New operators tend to either overestimate how long the technical setup will take, or underestimate how long it takes to find real paying clients. Here is a more grounded picture of the first ninety days, based on how most white-label launches actually unfold.
Week 1: configuration, not construction
Register, brand your platform with your logo and colors, point your domain, and decide your core rules, whether that is spreads and leverage for a brokerage or challenge structure for a prop firm. This is a configuration task, not a build task, and it should take days rather than weeks. If it is taking longer than a week, the bottleneck is almost always indecision on the business side, not the technical side.
Weeks 2 to 4: soft launch
Open the platform to a small circle first, friends, existing contacts, a modest ad budget, so you can find and fix process gaps while the stakes are still low. Deposit instructions that seem obvious to you might confuse a first time visitor. A confusing KYC step might quietly cost you your first few signups. This is the cheapest possible time to discover that.

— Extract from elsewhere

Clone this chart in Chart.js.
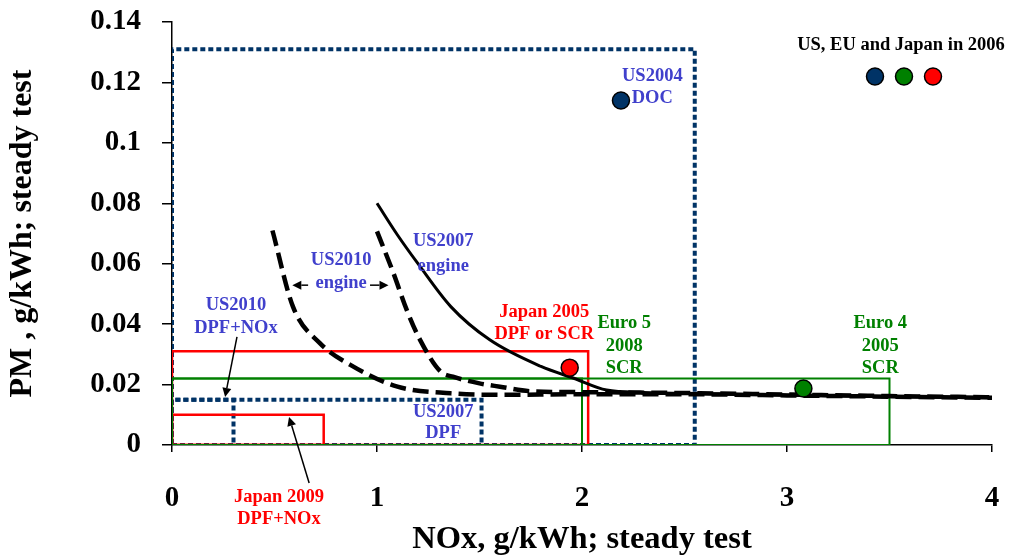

Month 2: turn on your primary channel
Whether that is paid advertising, an affiliate push, or a steady content cadence, pick the channel that fits your strengths and commit to it properly rather than spreading a small budget thinly across five channels at once. Start tracking cost per funded client from day one, so you actually know what is working by the time month three arrives.
Month 3: the real read on retention
This is when the number that matters most finally becomes visible: are clients still trading in their second and third month, or are they churning after the first? Retention matters more than raw signup count, and it should start actively shaping where your marketing budget goes next.
None of this requires a large team. Most solo operators can run the entire first few months themselves, and only bring on a manager once client volume genuinely makes daily review impractical alone.